Although I took this class almost 15 years before Turnitin was founded, Palo Alto High School now is a happy customer of ours. In fact, I returned to campus last year to give a lunch-time talk during their career week, and 200 students showed up, mainly to learn more about the company behind the product they all used. It was an amazing hour!
- Chris Caren, CEO
My apologies to the teacher to whom I am thankful, as I cannot for the life of me remember her name. I think she'd be pleased to know that, rather than her name, her methods are what stayed with me and profoundly influenced the teacher I became and the writer I am still striving to be.

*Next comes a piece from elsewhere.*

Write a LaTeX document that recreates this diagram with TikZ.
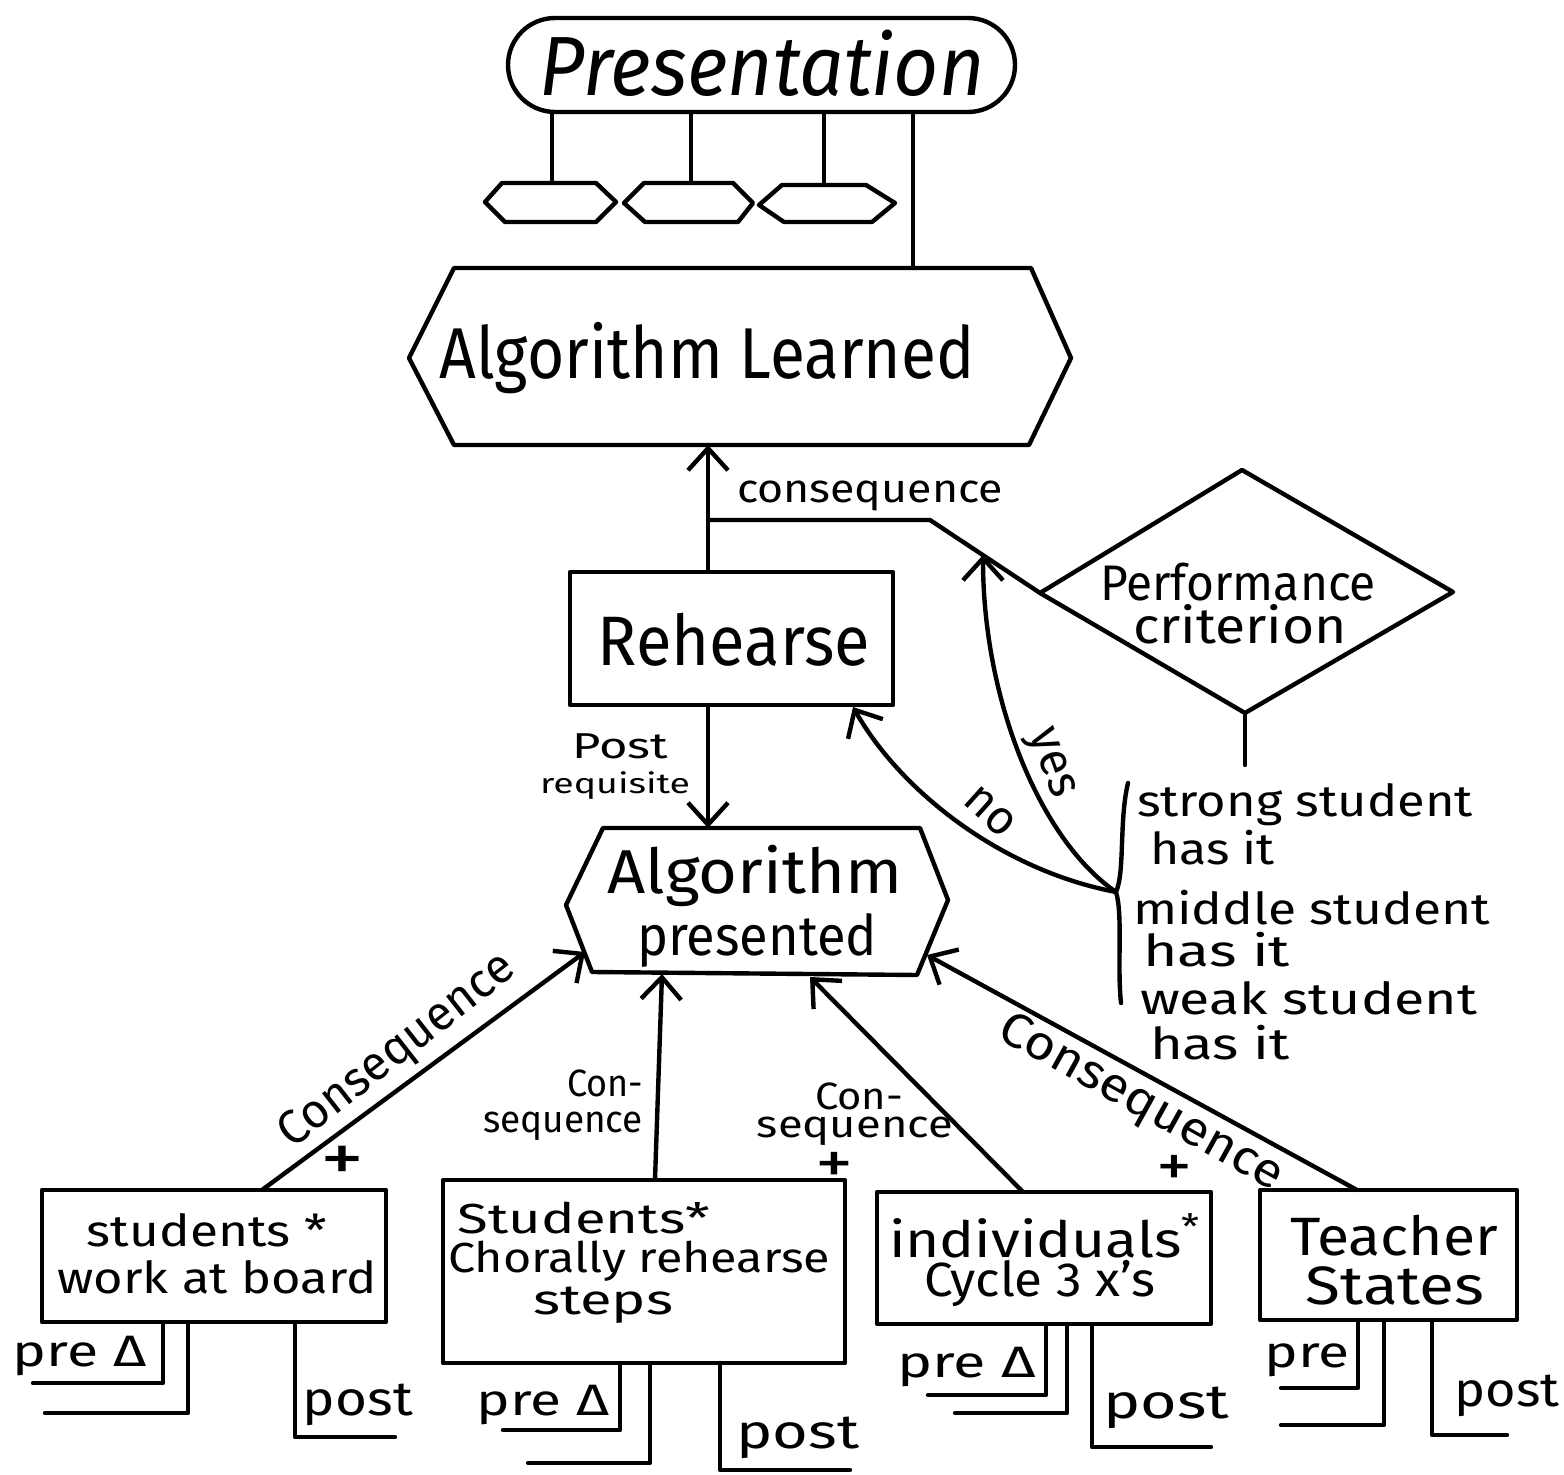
\documentclass[tikz,border=0pt]{standalone}
\usepackage{fontspec}
\setmainfont{Fira Sans}
\usetikzlibrary{arrows.meta,calc}
\newdimen\pxu \pxu=0.5pt
% \ft{width in px}{font size}{text}: font size fixes the height, width is fitted
\newcommand{\ft}[3]{\resizebox{#1\pxu}{\height}{\fontsize{#2}{#2}\selectfont #3}}
\begin{document}
\begin{tikzpicture}[x=0.5pt,y=-0.5pt, line width=2.2pt, line join=round, line cap=round,
  box/.style={draw, rectangle, inner sep=0pt, outer sep=0pt},
  lbl/.style={inner sep=0pt, outer sep=0pt},
  arr/.style={-{Straight Barb[length=11pt,width=20pt]}}]
\fill[white] (0,0) rectangle (1564,1475);
\useasboundingbox (0,0) rectangle (1564,1475);

% ---------- Presentation ----------
\node[box, rounded corners=23.5pt, minimum width=253.5pt, minimum height=47pt] (pres) at (761.5,65) {};
\node[lbl] (prest) at (762,63) {\ft{445}{42pt}{\itshape Presentation}};

% small hexagons
\draw (485,202) -- (502,183) -- (596,183) -- (616,202) -- (596,222) -- (505,222) -- cycle;
\draw (624,203) -- (644,183) -- (733,183) -- (753,203) -- (738,222) -- (645,222) -- cycle;
\draw (759,205) -- (782,185) -- (866,185) -- (895,203) -- (872,222) -- (784,222) -- cycle;
\coordinate (h1) at (552,183);
\coordinate (h2) at (691,183);
\coordinate (h3) at (824,185);
\draw (552,0 |- pres.south) -- (h1);
\draw (691,0 |- pres.south) -- (h2);
\draw (824,0 |- pres.south) -- (h3);

% ---------- Algorithm Learned ----------
\draw (454,268) -- (1031,268) -- (1071,358) -- (1029,445) -- (454,445) -- (409,358) -- cycle;
\coordinate (alt) at (913,268);
\coordinate (alb) at (708,445);
\node[lbl] (altext) at (707,358) {\ft{535}{36pt}{Algorithm Learned}};
\draw (913,0 |- pres.south) -- (alt);

% ---------- Rehearse ----------
\node[box, minimum width=161.5pt, minimum height=66.5pt] (reh) at (731.5,638.5) {};
\node[lbl] (reht) at (734,640) {\ft{272}{35pt}{Rehearse}};
\draw[arr] (708,0 |- reh.north) -- (alb);
\coordinate (cq1) at (708,520);
\coordinate (cq2) at (930,520);
\coordinate (yestip) at (983,555);
\node[lbl] (cqt) at (870,496) {\ft{266}{20pt}{consequence}};

% ---------- Performance criterion ----------
\coordinate (pct) at (1242,470);
\coordinate (pcr) at (1453,592);
\coordinate (pcb) at (1245,713);
\coordinate (pcl) at (1040,593);
\coordinate (pcs) at (1245,765);
\draw (pct) -- (pcr) -- (pcb) -- (pcl) -- cycle;
\draw (cq1) -- (cq2) -- (pcl);
\draw (pcb) -- (pcs);
\node[lbl] (perf) at (1238,582) {\ft{276}{25pt}{Performance}};
\node[lbl] (crit) at (1240,624) {\ft{214}{25pt}{criterion}};

% bracket and list
\coordinate (br) at (1116,892);
\draw (1128,783) .. controls (1119,820) and (1125,872) .. (br) .. controls (1123,915) and (1117,965) .. (1121,1003);
\node[lbl, anchor=west] (s1) at (1137,805) {\ft{336}{22pt}{strong student}};
\node[lbl, anchor=west] (s2) at (1150,848) {\ft{125}{22pt}{has it}};
\node[lbl, anchor=west] (s3) at (1133,908) {\ft{357}{22pt}{middle student}};
\node[lbl, anchor=west] (s4) at (1143,950) {\ft{147}{22pt}{has it}};
\node[lbl, anchor=west] (s5) at (1140,998) {\ft{337}{22pt}{weak student}};
\node[lbl, anchor=west] (s6) at (1150,1043) {\ft{140}{22pt}{has it}};

% yes / no
\coordinate (notip) at (853,707);
\draw[arr] (br) .. controls (1040,840) and (983,700) .. (yestip);
\draw[arr] (br) .. controls (1000,870) and (900,790) .. (notip);
\node[lbl, rotate=-70] (yes) at (1049,764) {\ft{70}{24pt}{yes}};
\node[lbl, rotate=-42] (no) at (990,812) {\ft{55}{24pt}{no}};

% ---------- Algorithm presented ----------
\coordinate (apt) at (708,828);
\draw (603,828) -- (920,828) -- (948,900) -- (917,975) -- (592,972) -- (566,905) -- cycle;
\node[lbl] (ap1t) at (755,876) {\ft{295}{31pt}{Algorithm}};
\node[lbl] (ap2t) at (757,940) {\ft{240}{28pt}{presented}};
\draw[arr] (708,0 |- reh.south) -- (apt);
\node[lbl] (postr) at (620,746) {\ft{96}{18pt}{Post}};
\node[lbl] (req) at (615,786) {\ft{150}{14pt}{requisite}};

% ---------- bottom boxes ----------
\node[box, minimum width=172pt, minimum height=66pt] (b1) at (214,1256) {};
\node[box, minimum width=201pt, minimum height=91.5pt] (b2) at (644,1271.5) {};
\node[box, minimum width=167pt, minimum height=66pt] (b3) at (1044,1258) {};
\node[box, minimum width=128.5pt, minimum height=65pt] (b4) at (1388.5,1255) {};

\node[lbl] (b1a) at (207,1230) {\ft{240}{22pt}{students *}};
\node[lbl] (b1b) at (217,1277) {\ft{319}{22pt}{work at board}};
\node[lbl] (b2a) at (584,1218) {\ft{252}{21pt}{Students*}};
\node[lbl] (b2b) at (639,1261) {\ft{382}{21pt}{Chorally rehearse}};
\node[lbl] (b2c) at (603,1305) {\ft{140}{21pt}{steps}};
\node[lbl] (b3a) at (1045,1236) {\ft{312}{25pt}{individuals\textsuperscript{*}}};
\node[lbl] (b3b) at (1040,1284) {\ft{231}{24pt}{Cycle 3 x's}};
\node[lbl] (b4a) at (1394,1236) {\ft{208}{27pt}{Teacher}};
\node[lbl] (b4b) at (1395,1286) {\ft{179}{27pt}{States}};

% arrows to Algorithm presented
\coordinate (ap1) at (585,952);
\coordinate (ap2) at (662,974);
\coordinate (ap3) at (810,977);
\coordinate (ap4) at (927,955);
\draw[arr] (262,0 |- b1.north) -- (ap1);
\draw[arr] (655,0 |- b2.north) -- (ap2);
\draw[arr] (1023,0 |- b3.north) -- (ap3);
\draw[arr] (1357,0 |- b4.north) -- (ap4);

\node[lbl, rotate=38] (c1) at (398,1052) {\ft{287}{24pt}{Consequence}};
\node[lbl] (c2a) at (605,1083) {\ft{76}{19pt}{Con-}};
\node[lbl] (c2b) at (563,1126) {\ft{160}{19pt}{sequence}};
\node[lbl] (c3a) at (859,1096) {\ft{88}{19pt}{Con-}};
\node[lbl] (c3b) at (855,1131) {\ft{196}{19pt}{sequence}};
\node[lbl, rotate=-29] (c4) at (1140,1104) {\ft{318}{24pt}{Consequence}};

\node[lbl] (p1) at (342,1164) {\ft{44}{34pt}{+}};
\node[lbl] (p2) at (834,1168) {\ft{38}{30pt}{+}};
\node[lbl] (p3) at (1174,1171) {\ft{36}{30pt}{+}};

% pre / post brackets
\draw (163,0 |- b1.south) -- (163,1383) -- (33,1383);
\draw (188,0 |- b1.south) -- (188,1413) -- (45,1413);
\draw (295,0 |- b1.south) -- (295,1437) -- (395,1437);
\node[lbl] (b1pre) at (80,1356) {\ft{134}{22pt}{pre Δ}};
\node[lbl] (b1post) at (358,1405) {\ft{110}{24pt}{post}};

\draw (620,0 |- b2.south) -- (620,1430) -- (503,1430);
\draw (650,0 |- b2.south) -- (650,1463) -- (528,1463);
\draw (720,0 |- b2.south) -- (720,1470) -- (850,1470);
\node[lbl] (b2pre) at (543,1405) {\ft{133}{22pt}{pre Δ}};
\node[lbl] (b2post) at (798,1438) {\ft{123}{24pt}{post}};

\draw (1046,0 |- b3.south) -- (1046,1395) -- (928,1395);
\draw (1067,0 |- b3.south) -- (1067,1413) -- (955,1413);
\draw (1092,0 |- b3.south) -- (1092,1447) -- (1211,1447);
\node[lbl] (b3pre) at (967,1367) {\ft{139}{22pt}{pre Δ}};
\node[lbl] (b3post) at (1166,1408) {\ft{126}{24pt}{post}};

\draw (1358,0 |- b4.south) -- (1358,1388) -- (1281,1388);
\draw (1384,0 |- b4.south) -- (1384,1425) -- (1281,1425);
\draw (1432,0 |- b4.south) -- (1432,1435) -- (1507,1435);
\node[lbl] (b4pre) at (1307,1360) {\ft{85}{22pt}{pre}};
\node[lbl] (b4post) at (1507,1396) {\ft{105}{24pt}{post}};
\end{tikzpicture}
\end{document}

She was a professor for one of my Language and Literacy Education classes in my undergraduate coursework. One assignment required us to write a short story based on a given theme and bring it to a small-group writer's workshop. I had never in my own schooling experienced this approach to writing feedback. Our peers would be commenting on a predetermined focus area in our writing, and an additional one of our choosing. We wrote comments on post-it notes affixed to printed copies of the stories and rotated through them in a round-robin format. After we finished reading each other's work, we read aloud our stories and our peers shared their positive and constructive feedback. Ample time was given to process this criticism and revise our stories before submitting them to our professor. While I was expecting a "grade" on my story, I wasn't expecting the insightful feedback she provided. She evaluated my achievement of the focus correction areas, but she connected with the elements of my story in a way that was productive and personal.
Of all the instructional approaches shared in that course, this lesson shaped the cornerstone of my pedagogy: that modeling the process of writing and honoring the writer can both be achieved through effective feedback.
- Jill Crivelli, Senior Curriculum Specialist
Thank you to all of the teachers, mentors, and educators who are changing lives every day. From everyone here at Turnitin, we hope that you have a wonderful Thanksgiving!